Unfortunately, they haven't always been so careful about setting priorities, supporting budget expenditures in the past that were more about politics than environmental benefit.
In the fifth part of our series, we highlight a program the environmental community called a "priority" just two years ago, but whose budget has now been zeroed out. If the program is not worth the funding today, it calls into question whether it was ever a real priority or simply a luxury.
In 2008, the Legislature, encouraged by the environmental community, passed the Washington Farm to School program, funding a position to help schools buy local vegetables and other food. The program was needed, it was argued, because local farms provide food that is either not prepared for distribution at schools or is higher cost, but some believe local food uses fewer environmental resources, like transportation fuel.
We've addressed the fallacies of the environmental benefits of buying "local" food in the past. Science and research demonstrates that the distance food travels has little to do with the energy and resources used. One study put it this way:
The evidence presented suggests that food miles are, at best, a marketing fad that frequently and severely distorts the environmental impacts of agricultural production. At worst, food miles constitute a dangerous distraction from the very real and serious issues that affect energy consumption and the environmental impact of modern food production and the affordability of food.

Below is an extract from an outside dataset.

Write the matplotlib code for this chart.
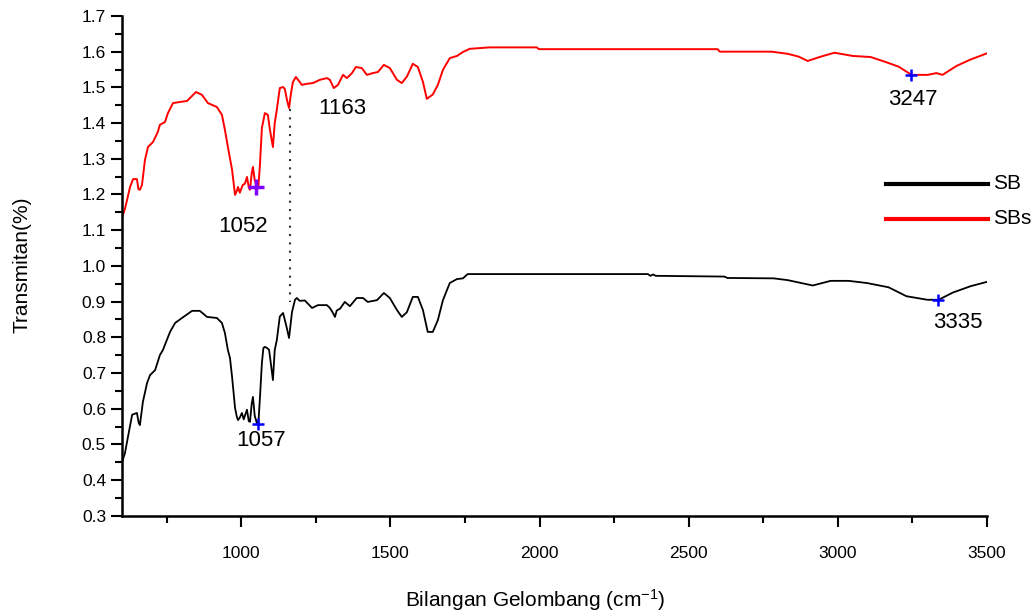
import matplotlib
matplotlib.use('Agg')
import matplotlib.pyplot as plt
from matplotlib.ticker import MultipleLocator
import numpy as np

plt.rcParams['font.family'] = ['Liberation Sans Narrow', 'Liberation Sans', 'DejaVu Sans']
plt.rcParams['mathtext.fontset'] = 'custom'
plt.rcParams['mathtext.rm'] = 'Liberation Sans Narrow'
plt.rcParams['mathtext.default'] = 'regular'

# SB spectrum (black)
sb_x = [600, 610, 620, 634, 650, 656, 660, 670, 684, 694, 711, 727, 737, 761, 778, 801,
        835, 861, 885, 918, 935, 945, 955, 962, 969, 979, 985, 989, 995, 1002, 1008, 1014,
        1019, 1025, 1029, 1035, 1039, 1045, 1052, 1057, 1062, 1069, 1074, 1079, 1086, 1093,
        1100, 1106, 1112, 1119, 1129, 1140, 1150, 1160, 1170, 1180, 1186, 1196, 1213, 1237,
        1257, 1287, 1297, 1306, 1314, 1320, 1331, 1347, 1364, 1387, 1408, 1424, 1455, 1478,
        1498, 1522, 1538, 1555, 1575, 1592, 1609, 1625, 1642, 1659, 1676, 1699, 1723, 1743,
        1759, 1833, 2363, 2372, 2380, 2390, 2400, 2620, 2630, 2641, 2785, 2832, 2916, 2976,
        3036, 3097, 3170, 3230, 3300, 3338, 3385, 3445, 3499]
sb_y = [0.45, 0.476, 0.521, 0.583, 0.588, 0.56, 0.554, 0.619, 0.672, 0.694, 0.708, 0.750,
        0.764, 0.815, 0.840, 0.854, 0.874, 0.874, 0.857, 0.854, 0.840, 0.812, 0.764, 0.742,
        0.689, 0.602, 0.577, 0.568, 0.575, 0.588, 0.57, 0.585, 0.597, 0.565, 0.563, 0.615,
        0.633, 0.58, 0.560, 0.556, 0.624, 0.728, 0.770, 0.773, 0.770, 0.765, 0.72, 0.680,
        0.764, 0.792, 0.858, 0.868, 0.835, 0.798, 0.871, 0.905, 0.910, 0.902, 0.903, 0.882,
        0.890, 0.890, 0.882, 0.870, 0.857, 0.875, 0.880, 0.899, 0.887, 0.910, 0.910, 0.899,
        0.904, 0.924, 0.910, 0.876, 0.857, 0.870, 0.913, 0.913, 0.876, 0.815, 0.815, 0.848,
        0.904, 0.952, 0.963, 0.965, 0.977, 0.977, 0.977, 0.972, 0.976, 0.972, 0.972, 0.970,
        0.966, 0.966, 0.965, 0.960, 0.945, 0.958, 0.958, 0.952, 0.940, 0.915, 0.905, 0.905,
        0.925, 0.943, 0.955]

# SBs spectrum (red)
sbs_x = [600, 603, 610, 617, 627, 637, 650, 655, 660, 667, 677, 687, 704, 720, 727, 744,
         754, 771, 794, 818, 848, 868, 888, 918, 935, 945, 955, 969, 979, 985, 989, 995,
         1005, 1012, 1019, 1025, 1029, 1035, 1039, 1045, 1052, 1057, 1062, 1069, 1079, 1089,
         1096, 1106, 1112, 1119, 1129, 1140, 1146, 1153, 1160, 1166, 1173, 1183, 1196, 1203,
         1220, 1240, 1263, 1287, 1297, 1310, 1324, 1341, 1354, 1371, 1384, 1404, 1421, 1441,
         1458, 1478, 1498, 1522, 1538, 1555, 1575, 1592, 1609, 1622, 1642, 1659, 1676, 1699,
         1723, 1743, 1766, 1833, 1991, 1997, 2597, 2604, 2778, 2832, 2869, 2899, 2939, 2959,
         2989, 3050, 3110, 3157, 3204, 3247, 3301, 3331, 3351, 3398, 3445, 3499]
sbs_y = [1.13, 1.143, 1.16, 1.185, 1.221, 1.243, 1.243, 1.215, 1.213, 1.227, 1.297, 1.333,
         1.347, 1.375, 1.395, 1.403, 1.428, 1.456, 1.459, 1.462, 1.487, 1.479, 1.456, 1.445,
         1.423, 1.381, 1.333, 1.269, 1.199, 1.21, 1.221, 1.205, 1.227, 1.23, 1.249, 1.22,
         1.213, 1.26, 1.277, 1.24, 1.221, 1.22, 1.277, 1.386, 1.428, 1.423, 1.381, 1.333,
         1.40, 1.437, 1.498, 1.501, 1.495, 1.465, 1.442, 1.48, 1.515, 1.529, 1.515, 1.507,
         1.510, 1.512, 1.521, 1.526, 1.521, 1.498, 1.507, 1.535, 1.526, 1.540, 1.557, 1.554,
         1.535, 1.540, 1.543, 1.563, 1.554, 1.521, 1.512, 1.530, 1.566, 1.557, 1.515, 1.468,
         1.480, 1.507, 1.549, 1.582, 1.588, 1.599, 1.608, 1.612, 1.612, 1.607, 1.607, 1.600,
         1.600, 1.594, 1.586, 1.574, 1.585, 1.590, 1.597, 1.588, 1.585, 1.572, 1.558, 1.535,
         1.535, 1.540, 1.535, 1.560, 1.578, 1.595]

# peak labels: (x, y, text)
peak_x = [1005, 1337, 3250, 1066, 3401]
peak_y = [1.109, 1.442, 1.465, 0.510, 0.84]
peak_txt = ['1052', '1163', '3247', '1057', '3335']

fig = plt.figure(figsize=(10.34, 6.14), dpi=100)
ax = fig.add_axes([0.118, 0.160, 0.8365, 0.814])

ax.plot(sb_x, sb_y, color='black', lw=1.3)
ax.plot(sbs_x, sbs_y, color='#ff0000', lw=1.4)

# dotted guide at 1163
ax.plot([1163, 1163], [1.44, 0.90], color='#333333', lw=1.5, linestyle=(0, (1, 3)))

# peak markers
ax.plot([1048], [1.221], marker='+', color='#8000ff', ms=12, mew=2.5)
ax.plot([3247], [1.535], marker='+', color='#0000ff', ms=9, mew=1.8)
ax.plot([1057], [0.556], marker='+', color='#0000ff', ms=9, mew=1.8)
ax.plot([3335], [0.905], marker='+', color='#0000ff', ms=9, mew=1.8)

for px, py, t in zip(peak_x, peak_y, peak_txt):
    ax.text(px, py, t, fontsize=16, ha='center', va='center')

ax.set_xlim(600, 3500)
ax.set_ylim(0.3, 1.7)
ax.xaxis.set_major_locator(MultipleLocator(500))
ax.xaxis.set_minor_locator(MultipleLocator(250))
ax.yaxis.set_major_locator(MultipleLocator(0.1))
ax.yaxis.set_minor_locator(MultipleLocator(0.05))
ax.set_xticks([1000, 1500, 2000, 2500, 3000, 3500])
ax.set_yticks(np.arange(0.3, 1.71, 0.1))
ax.set_yticklabels([f'{v:.1f}' for v in np.arange(0.3, 1.71, 0.1)])
ax.tick_params(axis='both', which='major', direction='out', length=8, width=1.5, labelsize=12.5)
ax.tick_params(axis='both', which='minor', direction='out', length=5, width=1.5)
ax.tick_params(axis='x', which='both', pad=14)

for s in ['top', 'right']:
    ax.spines[s].set_visible(False)
for s in ['left', 'bottom']:
    ax.spines[s].set_linewidth(1.8)

# legend drawn by hand
ax.plot([0.883, 1.001], [0.664, 0.664], transform=ax.transAxes, color='black', lw=3, clip_on=False)
ax.plot([0.883, 1.001], [0.594, 0.594], transform=ax.transAxes, color='#ff0000', lw=3, clip_on=False)
ax.text(1.007, 0.664, 'SB', transform=ax.transAxes, fontsize=15, va='center', ha='left')
ax.text(1.007, 0.594, 'SBs', transform=ax.transAxes, fontsize=15, va='center', ha='left')

fig.text(0.021, 0.568, 'Transmitan(%)', rotation=90, fontsize=15, ha='center', va='center')
fig.text(0.518, 0.023, 'Bilangan Gelombang (cm$^{-1}$)', fontsize=15, ha='center', va='center')

plt.savefig('out.png', dpi=100)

Put simply, much of the environmental justification for the local food program doesn't stand up to scientific assessment.
Initially, the Farm to School program was given $290,000. The 2009 supplemental budget cut this to $142,000. This year, the program has been zeroed out. Such a quick turnaround in funding indicates that the program was never really a priority in the first place. Indeed, when we asked for metrics from the program about environmental impact, they admitted they had none.
In yesterday's piece on Green Waste we highlighted a state employee position that had been eliminated to provide funding for the Governor's climate change executive order. Another position cut back due to the EO was involved in streamlining environmental permitting, with the Department of Ecology noting the cut would mean "Slower response to businesses and industries that need air quality permits to start or expand operations; Delay or eliminate efforts to further streamline industrial permit processes."
The cost of this position was $30,936 and could have been funded for nearly four years with the money spent on the short-lived Farm to School program. Instead of funding a position designed to help businesses expand in a tough economy, we funded a program that was of dubious environmental benefit and was quickly discarded.